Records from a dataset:
....

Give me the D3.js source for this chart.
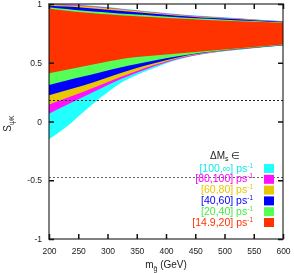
<!DOCTYPE html>
<html>
<head>
<meta charset="utf-8">
<script src="https://cdn.jsdelivr.net/npm/d3@7"></script>
<style>
  body { margin: 0; background: #fff; }
  svg { display: block; font-family: "Liberation Sans", Arial, sans-serif; }
</style>
</head>
<body>
<div id="chart"></div>
<script>
// gluino mass grid (GeV)
var masses = [200, 230, 260, 290, 320, 350, 380, 420, 460, 500, 550, 600];

// band limits for each Delta M_s range, outer band first
var cyanTop    = [1.000, 0.998, 0.992, 0.979, 0.964, 0.949, 0.934, 0.914, 0.899, 0.887, 0.871, 0.855];
var cyanLow    = [-0.150, -0.045, 0.085, 0.210, 0.320, 0.395, 0.455, 0.525, 0.570, 0.598, 0.623, 0.647];
var magentaTop = [0.996, 0.993, 0.987, 0.975, 0.960, 0.945, 0.930, 0.911, 0.896, 0.884, 0.869, 0.853];
var magentaLow = [0.065, 0.140, 0.212, 0.285, 0.355, 0.415, 0.470, 0.532, 0.573, 0.600, 0.625, 0.648];
var yellowTop  = [0.991, 0.987, 0.980, 0.969, 0.955, 0.940, 0.926, 0.907, 0.892, 0.881, 0.866, 0.851];
var yellowLow  = [0.145, 0.200, 0.255, 0.315, 0.375, 0.430, 0.480, 0.538, 0.576, 0.602, 0.626, 0.649];
var blueTop    = [0.985, 0.978, 0.968, 0.956, 0.943, 0.930, 0.917, 0.900, 0.886, 0.876, 0.862, 0.848];
var blueLow    = [0.224, 0.265, 0.308, 0.358, 0.408, 0.455, 0.495, 0.545, 0.580, 0.604, 0.628, 0.650];
var greenTop   = [0.973, 0.958, 0.943, 0.931, 0.920, 0.910, 0.901, 0.888, 0.877, 0.867, 0.856, 0.845];
var greenLow   = [0.310, 0.350, 0.385, 0.422, 0.458, 0.490, 0.520, 0.555, 0.585, 0.607, 0.630, 0.652];
var redTop     = [0.960, 0.943, 0.927, 0.915, 0.905, 0.896, 0.888, 0.877, 0.867, 0.858, 0.849, 0.840];
var redLow     = [0.410, 0.440, 0.470, 0.500, 0.528, 0.548, 0.562, 0.578, 0.595, 0.613, 0.634, 0.655];

var rangeLabels = ['[100,\u221e]', '[80,100]', '[60,80]', '[40,60]', '[20,40]', '[14.9,20]'];
var refLines = [0.187, -0.474];

var xTicks = [200, 250, 300, 350, 400, 450, 500, 550, 600];
var yTicks = [-1, -0.5, 0, 0.5, 1];
var yTickLabels = ['-1', '-0.5', '0', '0.5', '1'];

var bands = [
  { label: rangeLabels[0], top: cyanTop, low: cyanLow, fill: '#22ffff', text: '#11e8e8' },
  { label: rangeLabels[1], top: magentaTop, low: magentaLow, fill: '#ff11ff', text: '#ff00ff' },
  { label: rangeLabels[2], top: yellowTop, low: yellowLow, fill: '#e8c800', text: '#e8c800' },
  { label: rangeLabels[3], top: blueTop, low: blueLow, fill: '#0000ff', text: '#0000ff' },
  { label: rangeLabels[4], top: greenTop, low: greenLow, fill: '#55ff55', text: '#44ee44' },
  { label: rangeLabels[5], top: redTop, low: redLow, fill: '#ff3300', text: '#ff3300' }
];

var width = 294, height = 273;
var margin = { top: 4, right: 11, bottom: 34, left: 49 };
var innerW = width - margin.left - margin.right;
var innerH = height - margin.top - margin.bottom;

var svg = d3.select('#chart')
  .append('svg')
  .attr('width', width)
  .attr('height', height);

var x = d3.scaleLinear().domain([200, 600]).range([0, innerW]);
var y = d3.scaleLinear().domain([-1, 1]).range([innerH, 0]);

var g = svg.append('g')
  .attr('transform', 'translate(' + margin.left + ',' + margin.top + ')');

// bands, outer first so inner ones cover them
bands.forEach(function (b) {
  var area = d3.area()
    .x(function (d, i) { return x(masses[i]); })
    .y0(function (d, i) { return y(b.low[i]); })
    .y1(function (d, i) { return y(b.top[i]); })
    .curve(d3.curveMonotoneX);
  g.append('path')
    .datum(masses)
    .attr('d', area)
    .attr('fill', b.fill);
});

// reference lines
g.selectAll('.ref')
  .data(refLines)
  .enter()
  .append('line')
  .attr('class', 'ref')
  .attr('x1', 0)
  .attr('x2', innerW)
  .attr('y1', function (d) { return Math.round(y(d)) + 0.5; })
  .attr('y2', function (d) { return Math.round(y(d)) + 0.5; })
  .attr('stroke', function (d, i) { return i === 0 ? '#222' : '#666'; })
  .attr('stroke-width', 1)
  .attr('stroke-dasharray', '2,2');

// frame, multiplied so bands show through darker
g.append('rect')
  .attr('width', innerW)
  .attr('height', innerH)
  .attr('fill', 'none')
  .attr('stroke', '#808080')
  .attr('stroke-width', 2)
  .style('mix-blend-mode', 'multiply');

// axes with inward ticks on all four sides
var tickLen = 5;
g.append('g')
  .attr('transform', 'translate(0,' + innerH + ')')
  .call(d3.axisBottom(x).tickValues(xTicks).tickSizeInner(-tickLen).tickSizeOuter(0).tickPadding(tickLen + 4))
  .call(styleAxis);
g.append('g')
  .call(d3.axisTop(x).tickValues(xTicks).tickSizeInner(-tickLen).tickSizeOuter(0).tickFormat(''))
  .call(styleAxis);
g.append('g')
  .call(d3.axisLeft(y).tickValues(yTicks).tickSizeInner(-tickLen).tickSizeOuter(0).tickPadding(tickLen + 2)
    .tickFormat(function (d, i) { return yTickLabels[i]; }))
  .call(styleAxis);
g.append('g')
  .attr('transform', 'translate(' + innerW + ',0)')
  .call(d3.axisRight(y).tickValues(yTicks).tickSizeInner(-tickLen).tickSizeOuter(0).tickFormat(''))
  .call(styleAxis);

function styleAxis(sel) {
  sel.select('.domain').remove();
  sel.selectAll('.tick line').attr('stroke', '#111').attr('stroke-width', 1.5);
  sel.selectAll('.tick text')
    .attr('fill', '#222')
    .style('font-size', '8.5px')
    .style('font-family', '"Liberation Sans", Arial, sans-serif');
}

// axis titles
var xTitle = svg.append('text')
  .attr('x', margin.left + innerW / 2)
  .attr('y', 268)
  .attr('text-anchor', 'middle')
  .attr('fill', '#222')
  .style('font-size', '10px');
xTitle.append('tspan').text('m');
xTitle.append('tspan').attr('dy', 3).style('font-size', '7px').text('g\u0303');
xTitle.append('tspan').attr('dy', -3).text(' (GeV)');

var yTitle = svg.append('text')
  .attr('transform', 'translate(11,' + (margin.top + y(0) + 2) + ') rotate(-90)')
  .attr('text-anchor', 'middle')
  .attr('fill', '#222')
  .style('font-size', '10px');
yTitle.append('tspan').text('S');
yTitle.append('tspan').attr('dy', 3).style('font-size', '7px').text('\u03c8K');

// legend
var legendTitle = svg.append('text')
  .attr('x', 210)
  .attr('y', 159)
  .attr('fill', '#222')
  .style('font-size', '10px');
legendTitle.append('tspan').text('\u0394M');
legendTitle.append('tspan').attr('dy', 2).style('font-size', '7px').text('s');
legendTitle.append('tspan').attr('dy', -2).text(' \u2208');

var rowH = 10.8;
var rows = svg.selectAll('.legendRow')
  .data(bands)
  .enter()
  .append('g')
  .attr('class', 'legendRow')
  .attr('transform', function (d, i) { return 'translate(0,' + (164 + i * rowH) + ')'; });

rows.append('rect')
  .attr('x', 264)
  .attr('y', 0)
  .attr('width', 10)
  .attr('height', 9)
  .attr('fill', function (d) { return d.fill; });

var rowText = rows.append('text')
  .attr('x', 253)
  .attr('y', 7.5)
  .attr('text-anchor', 'end')
  .attr('fill', function (d) { return d.text; })
  .style('font-size', '10.5px');
rowText.append('tspan').text(function (d) { return d.label + ' ps'; });
rowText.append('tspan').attr('dy', -4).style('font-size', '6.5px').text('-1');
</script>
</body>
</html>
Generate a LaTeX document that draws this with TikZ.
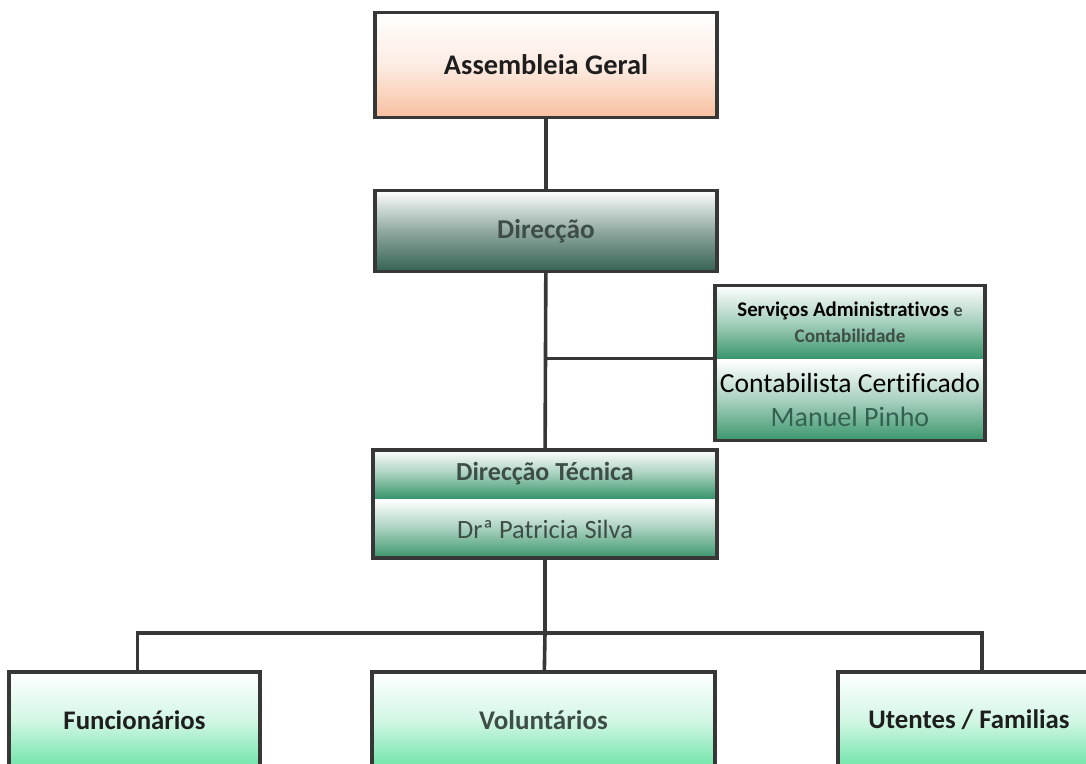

....

## What you should do
Omit every picture, and please return the entries exactly from the first line through the line with "460, 500, 550, 600];", both included.

## Complete output
Give me the D3.js source for this chart.
<!DOCTYPE html>
<html>
<head>
<meta charset="utf-8">
<script src="https://cdn.jsdelivr.net/npm/d3@7"></script>
<style>
  body { margin: 0; background: #fff; }
  svg { display: block; font-family: "Liberation Sans", Arial, sans-serif; }
</style>
</head>
<body>
<div id="chart"></div>
<script>
// gluino mass grid (GeV)
var masses = [200, 230, 260, 290, 320, 350, 380, 420, 460, 500, 550, 600];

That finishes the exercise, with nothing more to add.